The group began the primary discussion by considering the third sentence in the report's Introduction, "These days we are writing finding aids and cataloging collections largely to be discovered by search engines." Participants wondered if this statement was accurate, and if so what it meant for our descriptive practices. The first reaction expressed was "So what?" OCLC records are exposed to Google through WorldCat.org - does this mean we're already starting to recognize the importance of search engine exposure? Another participant wondered if this statement were true for all classes of users - we certainly have many different types, and presumably the studies cited in the report refer to different groups as well. Different types of users need different types of discovery tools. Regardless, there is a recognition that recent activities reflect a big paradigm shift for special collections – they’re no longer “elite” and only for serious researchers with letters of recommendation in order to see them. In wondering if our descriptive practices need to change to reflect this new user base and new discovery environments, participants noted that there are efforts ongoing to pull more out of library and archives-generated metadata, including structured vocabularies such as LCSH.

The discussion then turned to the report's presentation of users' interest in the "aboutness" of resources. How do we go about supporting this? If we digitize everything will that help? For textual records, relevancy ranking could definitely have an impact. But we can’t have it both ways – getting some level of description out quickly and describing things robustly seem to be antithetical. Can we do this in two phases – first get it out there, then let the scholar figure out what it’s about? Do archivists and catalogers have the background knowledge to do the “aboutness” cataloging?

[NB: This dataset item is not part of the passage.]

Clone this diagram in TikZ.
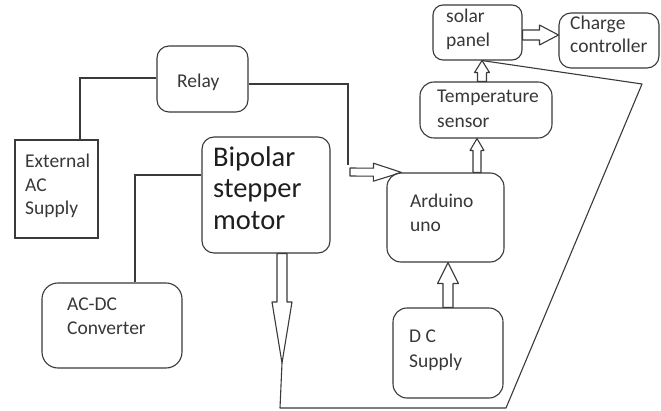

User-supplied metadata could certainly be part of this solution. At SAA last month, there was a session on Web 2.0 where one repository that presented touted the importance of user-supplied metadata for some of their materials. The repository reported that the user contributions needed some level of vetting but overall they were useful. It was noted that just scanning is not enough, though – not all resources are textual, those that are can be handwritten, and in languages other than English, both of which can pose challenges to automated transcription (OCR).

The group then wondered what other factors could be used in relevancy ranking algorithms, which libraries are notoriously suspicious of. Participants found the idea in p. 8 of the report that higher levels in a multi-level description be weighted more heavily intriguing. It was noted that perhaps the most common factors for relevance ranking are those that libraries don't traditionally collect - number of times cited, checked out, clicked on in a search result set. Relationships between texts in print not as robust as those on the Web, and this might be evidenced by the fact that Google Book Search ranking doesn't seem to be as effective as the Google Search Engine ranking. Personal
names, place names, and events might be weighted more heavily, as this report suggests those things are of primary interest to users. We could also leverage our existing controlled vocabularies by weighting terms in them more heavily than terms that are not, and "explode" queries in full text corpuses to also include synonyms, and change search terms in systems with items cataloged with controlled vocabularies to meet the terms in those vocabularies. Participants debated the degree to which the system should suggest alternatives vs. making changes to queries and telling the user about it after it's done.

The discussion then turned to a frequent topic in "future of libraries" conversation today - getting our resources out to where the users are. Scholars in general make reasonable use of specialized portals, but not everyone knows how to do that. Can we “train” our users to go to IU resources if they’re in the IU community? Many present think this approach is nearly hopeless. Could we guide users to appropriate online resources based on their status? Some participants noted that personalization efforts haven't been all that effective. We can’t box people into specific disciplines – research is increasingly interdisciplinary. Even if they don’t log in we can capture their search strings, though, and potentially use this data. We could count how many times something was looked at, use this in relevance ranking. This system isn't perfect of course – what's on the first page of results naturally gets clicked more. A click, or a checkout, isn't necessarily a positive review, though - could we capture negative reviews? We certainly would benefit from knowing more about how our resources are used. How extensive/serious is each use? Were things actually read? Could we put up a pop up survey on our web site? Users can write reviews in WorldCat Local, should we do this too, or point people to those reviews? Participants noted there is still a role for the librarian/archivist mediator, helping users to understand what tools are available, then letting them use these tools on their own. When we don’t have “aboutness” in our data, users can miss things, and the much maligned “omniscient archivist” can fill in the gaps.

The session closed with a discussion of the comprehensiveness issue mentioned in the report. If users don't trust our resources if they believe them to be incomplete, what do we do? The quickest answer is "
Never admit it!" No resource is ever truly comprehensive. Libraries certainly have put a positive spin on retroconversion projects, calling them "done" when large pockets of material are still unaddressed.